Tuntut Penghapusan Dualisme Kampus, Mahasiswa ITM Lakukan Aksi Bakar Ban
Seratusan mahasiswa Institut Teknologi Medan (ITM) menggelar aksi demo dan pemboikotan kampus di depan gedung ITM, Jalan Gedung Arca.
TRI BUN-MEDAN.com, MEDAN - Seratusan mahasiswa Institut Teknologi Medan (ITM) menggelar aksi demo dan pemboikotan kampus di depan gedung ITM, Jalan Gedung Arca No. 52, Medan, Jumat (10/7/2020).
Para mahasiswa dari lintas jurusan dan angkatan ini dengan sigap berkumpul hampir memenuhi separuh jalan dengan memegang spanduk yang berisikan aspirasi dan tuntutan yang menimbulkan kemacetan.
Pantauan Tribun Medan, tampak orator menyampaikan aspirasi para mahasiswa di tengah jalan sambil sesekali menyanyikan lagu Darah Juang untuk membakar semangat massa.
Koordinator aksi, Angga mengungkapkan bahwa ini menjadi aksi hari ketiga yang dilakukan para mahasiswa.
Ia menuturkan bahwa aksi ini dilakukan lantaran para mahasiswa sudah tidak tahan dengan tindakan kampus yang menurut mereka sangat merugikan mahasiswa.
"Kami mendemokan permasalahan yang ada di kampus ini. Semakin hari demokrasi di kampus ini semakin dikangkangi. Petinggi yayasan yang seharusnya memberikan contoh baik kepada mahasiswa ini malah melakukan hal konyol, salah satunya dualisme yang ada di kampus ini," ungkap Angga kepada Tribun Medan.
Dualisme di ITM sudah dirasakan mahasiswa sejak beberapa bulan belakangan ini.
Angga menuturkan bahwa hampir semua mahasiswa tingkat akhir merasakan kerugian dalam penyusunan tugas akhir.
"Banyak kawan-kawan yang menyusun tugas akhir yang memerlukan tanda tangan rektor, atau pihak lainnya itu tidak dapat dilakukan ataupun terealisasi.
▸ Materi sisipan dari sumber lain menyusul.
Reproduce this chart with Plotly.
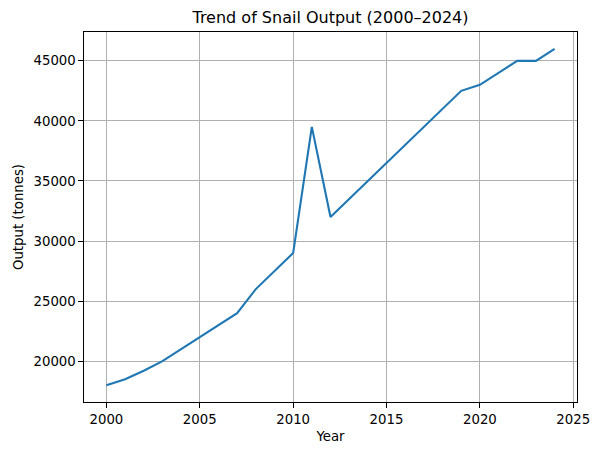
import plotly.graph_objects as go

years = list(range(2000, 2025))
output = [18000, 18500, 19200, 20000, 21000, 22000, 23000, 24000, 26000, 27500,
          29000, 39500, 32000, 33500, 35000, 36500, 38000, 39500, 41000, 42500,
          43000, 44000, 45000, 45000, 46000]
x_ticks = [2000, 2005, 2010, 2015, 2020, 2025]
y_ticks = [20000, 25000, 30000, 35000, 40000, 45000]

FONT = "DejaVu Sans"
fig = go.Figure(go.Scatter(x=years, y=output, mode="lines",
                           line=dict(color="#1f77b4", width=2.1)))

axis_common = dict(showline=True, linecolor="black", linewidth=1.1, mirror=True,
                   showgrid=True, gridcolor="#b0b0b0", gridwidth=1.1,
                   ticks="outside", ticklen=4.5, tickwidth=1.1, tickcolor="black",
                   zeroline=False, tickfont=dict(family=FONT, size=13.3, color="black"))

xmin, xmax = min(years), max(years)
ymin, ymax = min(output), max(output)
xpad = (xmax - xmin) * 0.05
ypad = (ymax - ymin) * 0.05

fig.update_layout(
    width=602, height=455,
    margin=dict(l=83.5, r=23, t=32, b=53),
    paper_bgcolor="white", plot_bgcolor="white",
    showlegend=False,
    title=dict(text="Trend of Snail Output (2000–2024)", x=0.5, xanchor="center",
               y=1 - 17.5 / 455, yanchor="middle",
               xref="paper",
               font=dict(family=FONT, size=16, color="black")),
    xaxis=dict(axis_common, range=[xmin - xpad, xmax + xpad], tickvals=x_ticks,
               title=dict(text="Year", font=dict(family=FONT, size=13.3, color="black"), standoff=6)),
    yaxis=dict(axis_common, range=[ymin - ypad, ymax + ypad], tickvals=y_ticks,
               tickformat="d",
               title=dict(text="Output (tonnes)", font=dict(family=FONT, size=13.3, color="black"), standoff=6)),
)

fig.write_html("out.html")
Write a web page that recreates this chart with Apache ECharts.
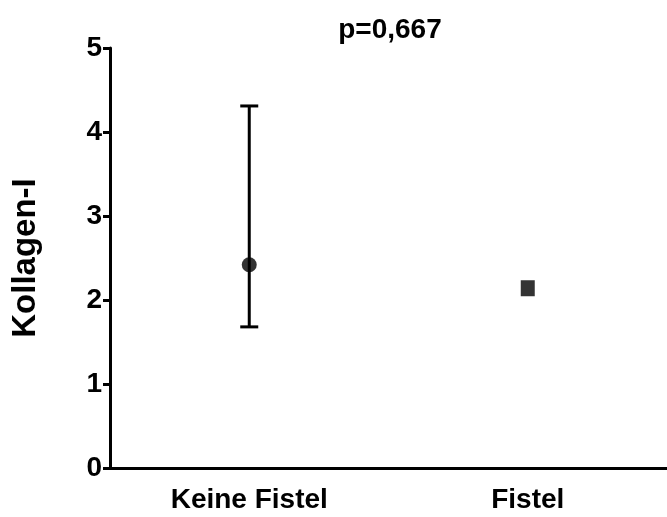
<!DOCTYPE html>
<html>
<head>
<meta charset="utf-8">
<script src="https://cdn.jsdelivr.net/npm/echarts@6/dist/echarts.min.js"></script>
<style>
  html, body { margin: 0; padding: 0; background: #fff; }
  #chart { width: 667px; height: 517px; }
</style>
</head>
<body>
<div id="chart"></div>
<script>
// Group labels and measured Kollagen-I values
const categories = ['Keine Fistel', 'Fistel'];
const means = [2.42, 2.14];
const lowerBounds = [1.68, null];
const upperBounds = [4.31, null];
const markerShapes = ['circle', 'rect'];
const yTicks = [0, 1, 2, 3, 4, 5];

const FONT = '"Liberation Sans", Arial, Helvetica, sans-serif';

const chart = echarts.init(document.getElementById('chart'), null, { renderer: 'canvas' });

const errorData = categories.map((c, i) => [i, lowerBounds[i], upperBounds[i]])
  .filter(d => d[1] != null && d[2] != null);

chart.setOption({
  animation: false,
  backgroundColor: '#ffffff',
  title: {
    text: 'p=0,667',
    left: 385,
    top: 11,
    textAlign: 'center',
    textStyle: { fontFamily: FONT, fontWeight: 'bold', fontSize: 28, color: '#000' }
  },
  grid: { left: 110, right: 0, top: 48, bottom: 49, containLabel: false, outerBoundsMode: 'none' },
  xAxis: {
    type: 'category',
    data: categories,
    boundaryGap: true,
    axisLine: { lineStyle: { color: '#000', width: 3 } },
    axisTick: { alignWithLabel: true, length: 7, lineStyle: { color: '#000', width: 3 } },
    axisLabel: { margin: 18, color: '#000', fontFamily: FONT, fontWeight: 'bold', fontSize: 28 },
    splitLine: { show: false }
  },
  yAxis: {
    type: 'value',
    min: yTicks[0],
    max: yTicks[yTicks.length - 1],
    interval: 1,
    name: 'Kollagen-I',
    nameLocation: 'middle',
    nameGap: 68,
    nameTextStyle: { fontFamily: FONT, fontWeight: 'bold', fontSize: 33, color: '#000' },
    axisLine: { show: true, lineStyle: { color: '#000', width: 3 } },
    axisTick: { show: true, length: 7, lineStyle: { color: '#000', width: 3 } },
    axisLabel: { margin: 8, color: '#000', fontFamily: FONT, fontWeight: 'bold', fontSize: 28 },
    splitLine: { show: false }
  },
  series: [
    {
      // vertical range bar with end caps
      type: 'custom',
      data: errorData,
      z: 2,
      renderItem: function (params, api) {
        const x = api.value(0);
        const lo = api.coord([x, api.value(1)]);
        const hi = api.coord([x, api.value(2)]);
        const half = 9;
        const style = { stroke: '#000', lineWidth: 3 };
        return {
          type: 'group',
          children: [
            { type: 'line', shape: { x1: lo[0], y1: lo[1], x2: hi[0], y2: hi[1] }, style: style },
            { type: 'line', shape: { x1: lo[0] - half, y1: lo[1], x2: lo[0] + half, y2: lo[1] }, style: style },
            { type: 'line', shape: { x1: hi[0] - half, y1: hi[1], x2: hi[0] + half, y2: hi[1] }, style: style }
          ]
        };
      }
    },
    {
      type: 'scatter',
      z: 3,
      data: categories.map((c, i) => ({
        value: [i, means[i]],
        symbol: markerShapes[i],
        symbolSize: markerShapes[i] === 'rect' ? [14, 16] : 15
      })),
      itemStyle: { color: '#000' }
    }
  ]
});
</script>
</body>
</html>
Pimpinan membola-bolai kami untuk ke sana ke mari tanpa kejelasan," ujar Angga.
Aksi pemboikotan ini berlangsung sudah lebih dari dua jam sejak dimulai pada pukul 14.00 siang yang setia diikuti para mahasiswa untuk menyuarakan aspirasinya.
Dari ratusan mahasiswa tersebut, ada Endon, mahasiswa yang merasa dirugikan dalam melaksanakan tugas akhir.
"Aku sebagai mahasiswa sudah dirugikan, aku mahasiswa tingkat akhir yang harus mengurus administrasi. Ketua jurusan kami juga sudah terbelah dua, aku harus mengikuti arahan yang mana," ungkap Endon.
Tambahnya, alasan ia turun lantaran ia tidak mau tugas akhirnya akan sia-sia lantaran adanya dualisme internal di kampus tempat ia menimba ilmu.
"Aku merasa ketika menyelesaikan skripsiku, Surat Keterangan Lulusku tidak ada yang menandatangani. Ini saja sudah ada dua kubu, ini sudah terjadi di beberapa seniorku. Aku tidak mau dong, tamat dari sini tidak diakui. Sama saja nanti cari kerja susah, uang orangtuaku habis sia-sia. Ini alasanku ingin turun," pungkas Endon.
Sejak demo berlangsung selama tiga hari ini, pihak rektorat universitas hingga saat ini belum ada yang menampakkan diri untuk menertibkan aksi demo pemboikotan tersebut.